Olayın oluş şeklini sorduk. Kadın ifadesinde; "Yatarlarken kapı da sesler duyduklarını, çocukları uyurken, kocası kapıyı açıp dışarı çıktığını, daha sonra boğuşma sesleri duyduğunu, dışarı çıktığında kocasının üç kişi ile kavga ettiğini, bu kişileri tanımadığını ve birtanesinin elinde av tüfeği olduğunu bu esnada tüfek patladığını ve kocasının yere düşerek bu şekilde öldüğünü, kendilerinin hiç silahı olmadığını, kocası o üç kişi ile boğuşurken içlerinden birinin kocasını vurduğunu, şahısları ilk defa karanlıkta gördüğünü, şimdi görsede tanıyamayacağını" söyledi.

Olay mantığa uygundu. Evlerinin içine girdim. Çıkarken kapının arkasında 20 numara bir av tüfeği gördüm. Kullanıp kullanmadıklarını sordum. 3-4 yıldan beri hiç kullanmadıklarını söylediler. Namluya karanlıkta küçük parmağımı sokarak kontrol ettim. Namlu ıslak ve simsiyahtı. Böyle dolma tüfeklerde kara barut ile ateş edildiği zaman genelde namlu içi ıslak ve siyah boya şeklinde kurum oluşr. Fişek yatağını açtım. İçi boş fakat ince kum taneleri vardı. Kara barut ile yeni ateş edilmiş, ayrıca anlaşılmasın diye içine namlunun uc tarafından ince kum atılmıştı. Ayrıca evin dış tarafında yğılmış inşaat kumu vardı. Tutanaklarla tesbit ettik. Teknik Büro inceledi ve evde bulduğumuz kırma av tüfeği ile 'ateş edilmiştir' raporu verdi. Ayrıca 20 numara boş kovan da Teknik Büroya göre bu tüfekle atılmıştı. Ertesi gün kadın ağlayarak tutuklandı ve kesinlikle inkar etti. Ben de meslek hayatımda çok etkilendiğim ender olaylardan biridir. Fakat yapacak bir şey yok.

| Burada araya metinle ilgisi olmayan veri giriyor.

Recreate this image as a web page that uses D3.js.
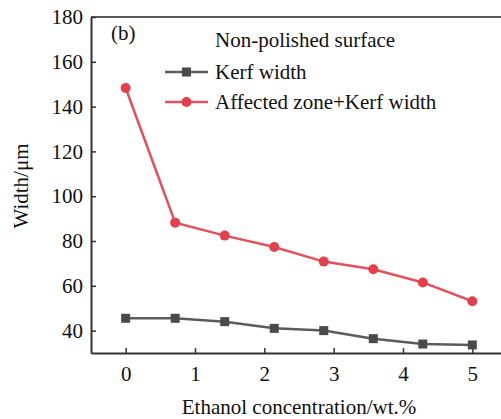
<!DOCTYPE html>
<html lang="en">
<head>
    <meta charset="utf-8">
    <style type="text/css">
        body { margin: 0; background: #fff; }
        .axis path, .axis line { stroke: #333; }
    </style>
</head>
<body>
<svg width="501" height="419"></svg>

<script src="https://d3js.org/d3.v7.min.js" type="text/javascript"></script>

<script type="text/javascript">
    // eight samples spread evenly over the 0-5 axis
    var xValues = [0, 5 / 7, 10 / 7, 15 / 7, 20 / 7, 25 / 7, 30 / 7, 5];
    var kerfWidth = [45.5, 45.5, 44, 41, 40, 36.4, 34, 33.6];
    var affectedWidth = [148.3, 88.2, 82.4, 77.3, 70.8, 67.4, 61.5, 53.1];
    var xTicks = [0, 1, 2, 3, 4, 5];
    var yTicks = [40, 60, 80, 100, 120, 140, 160, 180];
    var seriesNames = ["Kerf width", "Affected zone+Kerf width"];

    var svg = d3.select("svg"),
        mLeft = 91, mTop = 17, mRight = 507, mBottom = 353,
        fs = 21;

    var x = d3.scaleLinear().domain([-0.5, 5.5]).range([mLeft, mRight]);
    var y = d3.scaleLinear().domain([30, 180]).range([mBottom, mTop]);

    // frame top line
    svg.append("line")
        .attr("x1", mLeft).attr("x2", mRight)
        .attr("y1", mTop).attr("y2", mTop)
        .attr("stroke", "#222").attr("stroke-width", 1.5);

    var xAxis = svg.append("g")
        .attr("class", "axis")
        .attr("transform", "translate(0," + mBottom + ")")
        .call(d3.axisBottom(x).tickValues(xTicks).tickFormat(d3.format("d"))
            .tickSize(-5).tickPadding(13).tickSizeOuter(0));
    xAxis.select(".domain").attr("stroke-width", 2);
    xAxis.selectAll("line").attr("stroke-width", 1.5);
    xAxis.selectAll("text").attr("font-size", fs).attr("dy", "0.71em");

    var yAxis = svg.append("g")
        .attr("class", "axis")
        .attr("transform", "translate(" + mLeft + ",0)")
        .call(d3.axisLeft(y).tickValues(yTicks).tickFormat(d3.format("d"))
            .tickSize(-5).tickPadding(8).tickSizeOuter(0));
    yAxis.select(".domain").attr("stroke-width", 2);
    yAxis.selectAll("line").attr("stroke-width", 1.5);
    yAxis.selectAll("text").attr("font-size", fs);

    var line = d3.line()
        .x(function (d, i) { return x(xValues[i]); })
        .y(function (d) { return y(d); });

    // kerf width
    svg.append("path")
        .datum(kerfWidth)
        .attr("d", line)
        .attr("fill", "none")
        .attr("stroke", "#5c5c5c")
        .attr("stroke-width", 2.5);
    svg.selectAll(".sq")
        .data(kerfWidth)
        .enter().append("rect")
        .attr("class", "sq")
        .attr("x", function (d, i) { return x(xValues[i]) - 4.5; })
        .attr("y", function (d) { return y(d) - 4.5; })
        .attr("width", 9).attr("height", 9)
        .attr("fill", "#4a4a4a");

    // affected zone + kerf width
    svg.append("path")
        .datum(affectedWidth)
        .attr("d", line)
        .attr("fill", "none")
        .attr("stroke", "#e0525c")
        .attr("stroke-width", 2.5);
    svg.selectAll(".dot")
        .data(affectedWidth)
        .enter().append("circle")
        .attr("class", "dot")
        .attr("cx", function (d, i) { return x(xValues[i]); })
        .attr("cy", function (d) { return y(d); })
        .attr("r", 5)
        .attr("fill", "#e2404e");

    // labels
    svg.append("text").attr("x", 111).attr("y", 40).attr("font-size", fs).text("(b)");
    svg.append("text").attr("x", 215).attr("y", 47).attr("font-size", fs).text("Non-polished surface");

    var legend = svg.append("g");
    var lg = legend.selectAll("g")
        .data(seriesNames)
        .enter().append("g")
        .attr("transform", function (d, i) { return "translate(0," + (72 + i * 30) + ")"; });
    lg.append("line")
        .attr("x1", 165).attr("x2", 208)
        .attr("stroke", function (d, i) { return i ? "#e0525c" : "#5c5c5c"; })
        .attr("stroke-width", 2.5);
    lg.each(function (d, i) {
        var g = d3.select(this);
        if (i === 0) g.append("rect").attr("x", 182).attr("y", -4.5).attr("width", 9).attr("height", 9).attr("fill", "#4a4a4a");
        else g.append("circle").attr("cx", 186.5).attr("r", 5).attr("fill", "#e2404e");
    });
    lg.append("text")
        .attr("x", 215).attr("dy", "0.35em")
        .attr("font-size", fs)
        .text(function (d) { return d; });

    svg.append("text")
        .attr("x", 299).attr("y", 414)
        .attr("text-anchor", "middle")
        .attr("font-size", fs)
        .text("Ethanol concentration/wt.%");

    svg.append("text")
        .attr("transform", "translate(28,186) rotate(-90)")
        .attr("text-anchor", "middle")
        .attr("font-size", fs)
        .text("Width/μm");

    // serif type everywhere, like the figure
    svg.selectAll("text")
        .style("font-family", "'Liberation Serif'")
        .style("fill", "#111");
</script>

</body>
</html>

Biz o günün sabahı, o bölgedeki bütün evleri aradık. O bölgede kalan Şarklı vatandaşlarda 8-10 tane av tüfekleri bulduk. Hepsine balistik inceleme yaptırdık. Fakat orda ki iki kovanların atıldığı tüfeği bulamadık. O cıvarlarda olan başka evlerden daha sonra soruşturduk 'Zaman zaman hırsızlık için gelenler olduğu' teyit edildi.

Benim anladığıma göre evet yabancı şahıslar hırsızlık için geldiler. Ev sahibi erkek farkına varınca dışarı çıktı. Gelenlerle boğuştular. Belki de kadın kocasını kurtarmak için ateş etti fakat kazaen kocasını vurabildi. Eğer kadın veya çocuklardan birisi kendi tüfekleri ile ateş ettiklerini söyleseler belki de hiç biri tutuklanmazdı. Evde ki tüfek ile ateş edildiği kesin fakat inkar ettiler. Bu yüzden evin hanımı olayın faili olarak yargılandı ve ceza aldı. Uzun süre hapiste kaldı.